** begin Available data **
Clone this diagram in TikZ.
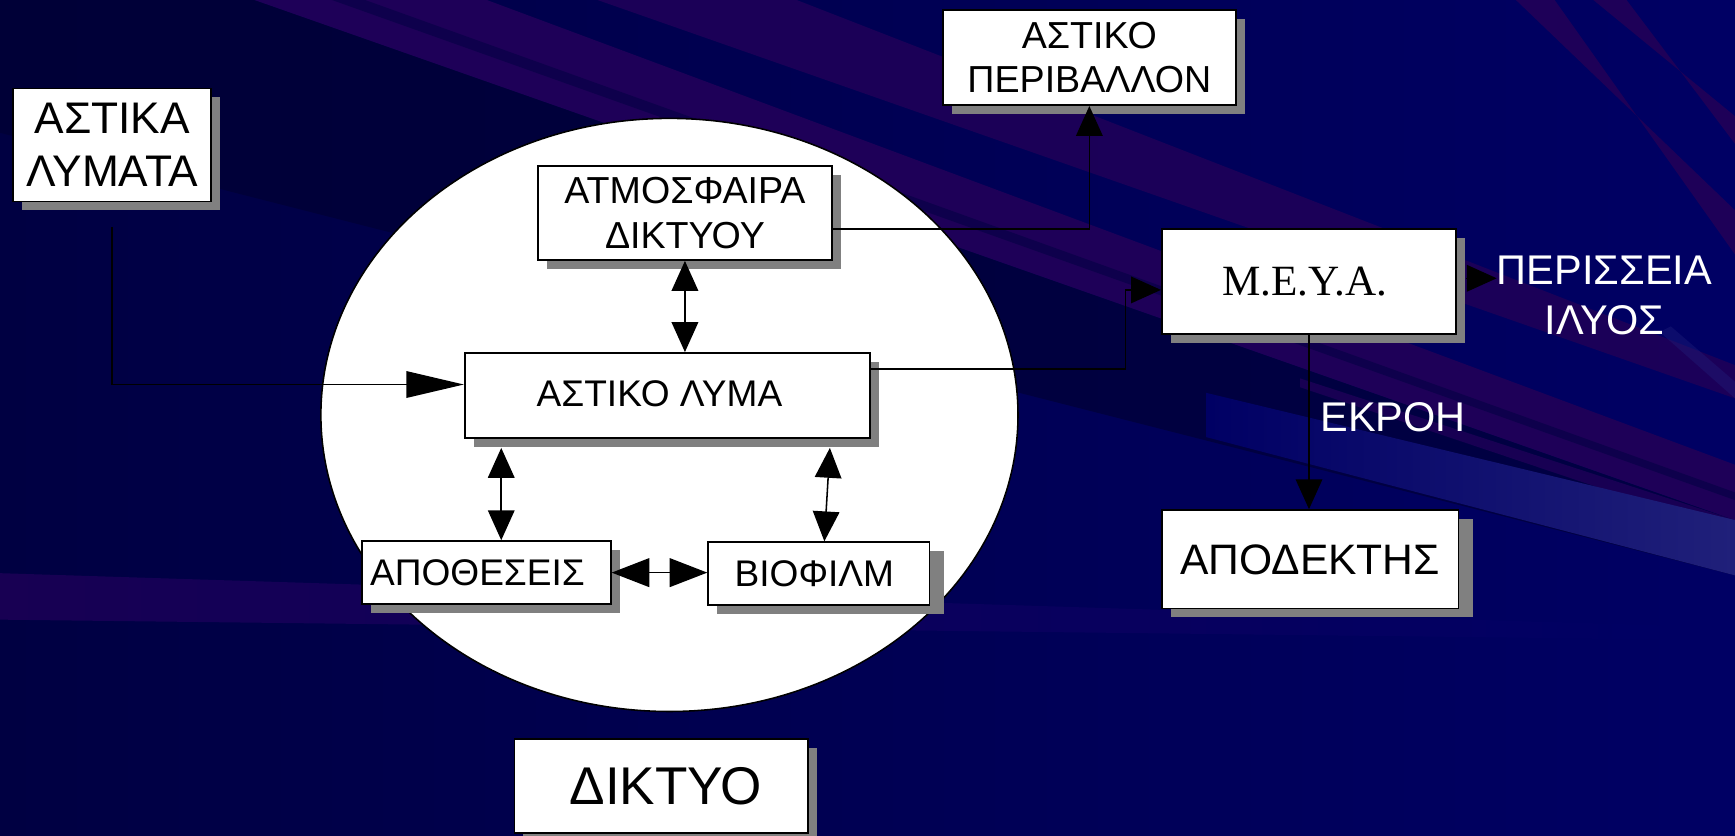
** end Available data **
** begin Available data **
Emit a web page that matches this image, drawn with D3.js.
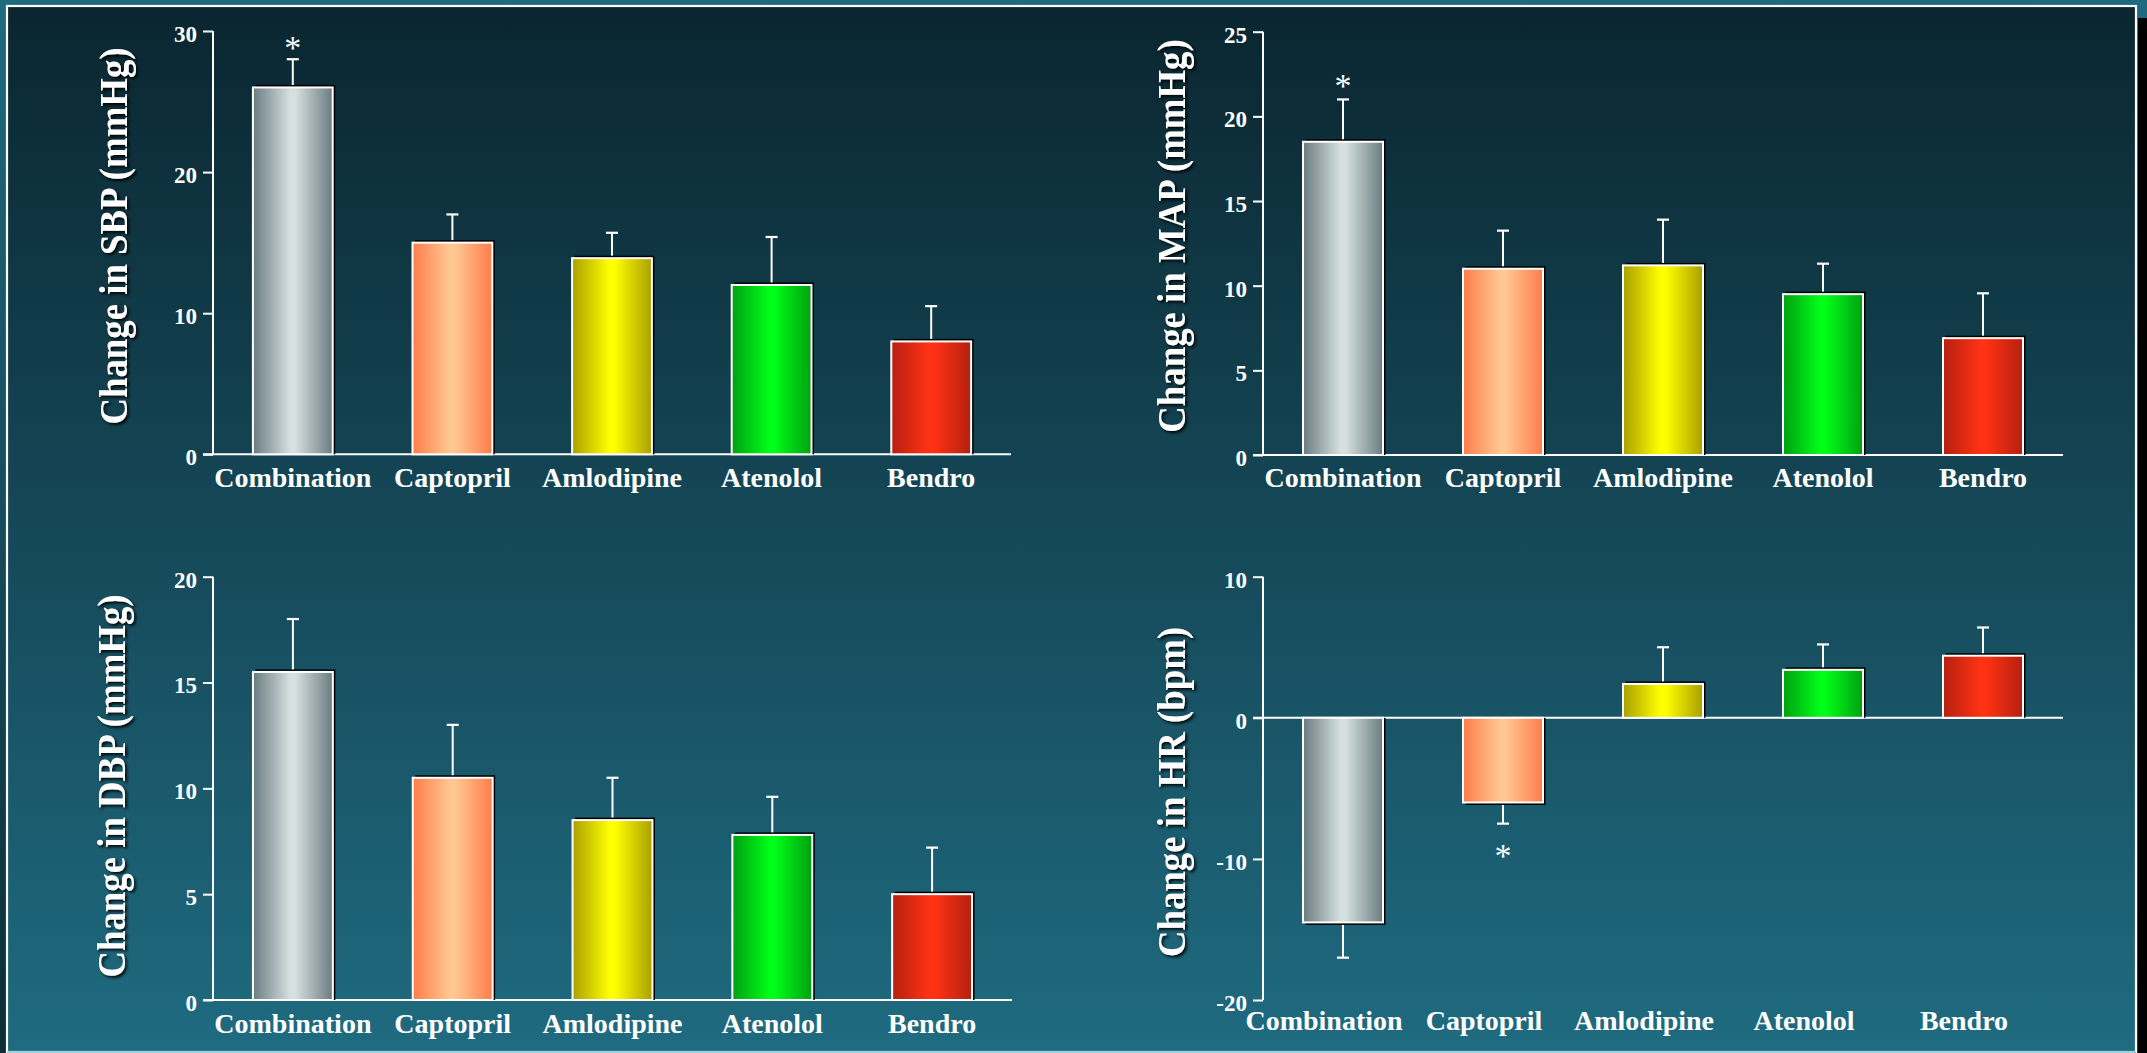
** end Available data **
** begin Available data **
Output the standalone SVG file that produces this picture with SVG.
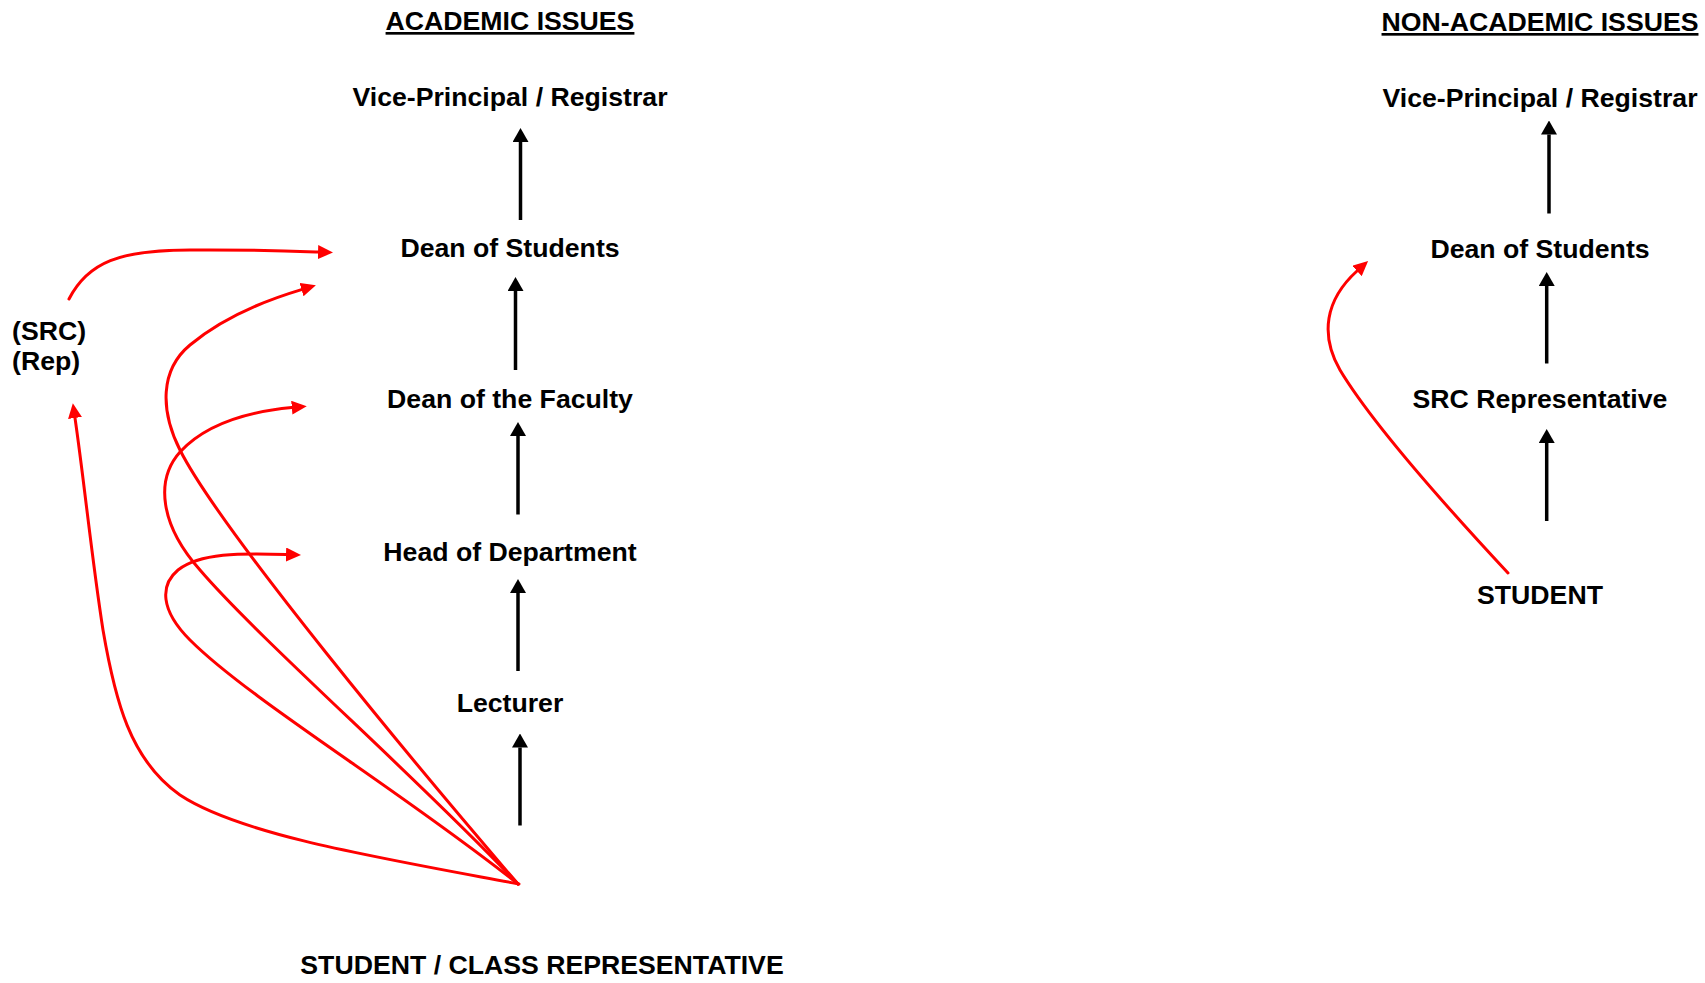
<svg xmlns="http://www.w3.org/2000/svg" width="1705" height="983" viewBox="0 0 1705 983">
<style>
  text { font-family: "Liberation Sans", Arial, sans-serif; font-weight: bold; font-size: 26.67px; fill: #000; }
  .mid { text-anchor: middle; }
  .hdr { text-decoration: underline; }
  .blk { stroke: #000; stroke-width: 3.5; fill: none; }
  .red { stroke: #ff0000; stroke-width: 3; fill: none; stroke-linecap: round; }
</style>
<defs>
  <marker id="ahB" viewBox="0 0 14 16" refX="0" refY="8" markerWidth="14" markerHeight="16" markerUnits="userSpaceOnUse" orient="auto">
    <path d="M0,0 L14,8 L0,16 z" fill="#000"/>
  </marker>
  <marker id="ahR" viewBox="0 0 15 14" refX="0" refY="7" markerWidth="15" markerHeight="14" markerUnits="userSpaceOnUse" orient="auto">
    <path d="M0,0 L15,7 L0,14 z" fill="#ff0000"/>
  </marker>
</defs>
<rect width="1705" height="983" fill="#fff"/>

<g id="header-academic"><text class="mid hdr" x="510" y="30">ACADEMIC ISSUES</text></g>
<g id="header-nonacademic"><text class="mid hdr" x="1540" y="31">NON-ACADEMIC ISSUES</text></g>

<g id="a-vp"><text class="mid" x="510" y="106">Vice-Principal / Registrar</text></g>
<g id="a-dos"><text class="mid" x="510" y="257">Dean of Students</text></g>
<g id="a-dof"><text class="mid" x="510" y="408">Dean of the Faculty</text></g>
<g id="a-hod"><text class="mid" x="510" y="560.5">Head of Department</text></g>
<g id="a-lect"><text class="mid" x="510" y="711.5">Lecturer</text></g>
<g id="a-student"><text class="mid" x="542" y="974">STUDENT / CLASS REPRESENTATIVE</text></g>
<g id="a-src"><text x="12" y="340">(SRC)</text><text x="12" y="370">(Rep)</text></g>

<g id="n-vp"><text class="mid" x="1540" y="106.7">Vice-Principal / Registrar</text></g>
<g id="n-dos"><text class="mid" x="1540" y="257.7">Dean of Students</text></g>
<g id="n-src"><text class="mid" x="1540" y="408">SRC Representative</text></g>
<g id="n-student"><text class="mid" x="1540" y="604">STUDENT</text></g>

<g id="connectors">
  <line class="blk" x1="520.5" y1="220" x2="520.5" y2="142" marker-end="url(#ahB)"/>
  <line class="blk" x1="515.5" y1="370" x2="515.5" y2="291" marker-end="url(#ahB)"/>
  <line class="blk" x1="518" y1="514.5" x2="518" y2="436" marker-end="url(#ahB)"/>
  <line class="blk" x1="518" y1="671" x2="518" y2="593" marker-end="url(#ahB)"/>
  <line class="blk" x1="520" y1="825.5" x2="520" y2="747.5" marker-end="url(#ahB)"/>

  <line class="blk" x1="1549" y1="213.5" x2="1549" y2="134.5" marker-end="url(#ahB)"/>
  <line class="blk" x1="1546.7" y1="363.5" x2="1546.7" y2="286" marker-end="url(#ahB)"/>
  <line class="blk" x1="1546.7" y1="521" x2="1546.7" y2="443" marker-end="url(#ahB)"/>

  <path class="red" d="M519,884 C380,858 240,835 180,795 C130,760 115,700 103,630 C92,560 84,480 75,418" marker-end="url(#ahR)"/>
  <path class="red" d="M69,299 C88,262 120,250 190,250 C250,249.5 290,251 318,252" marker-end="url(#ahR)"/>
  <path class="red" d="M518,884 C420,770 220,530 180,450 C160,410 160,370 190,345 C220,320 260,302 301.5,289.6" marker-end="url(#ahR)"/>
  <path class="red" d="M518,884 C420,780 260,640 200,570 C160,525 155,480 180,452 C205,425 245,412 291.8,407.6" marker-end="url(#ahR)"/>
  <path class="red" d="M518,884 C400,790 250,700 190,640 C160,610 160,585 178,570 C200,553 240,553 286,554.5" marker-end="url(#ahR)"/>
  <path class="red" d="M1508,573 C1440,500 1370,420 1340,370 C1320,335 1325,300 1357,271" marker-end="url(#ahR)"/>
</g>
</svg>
** end Available data **
• What is asked
Pick out the lines that include the word "this" and write them out.

• Written solution
Clone this diagram in TikZ.
Emit a web page that matches this image, drawn with D3.js.
Output the standalone SVG file that produces this picture with SVG.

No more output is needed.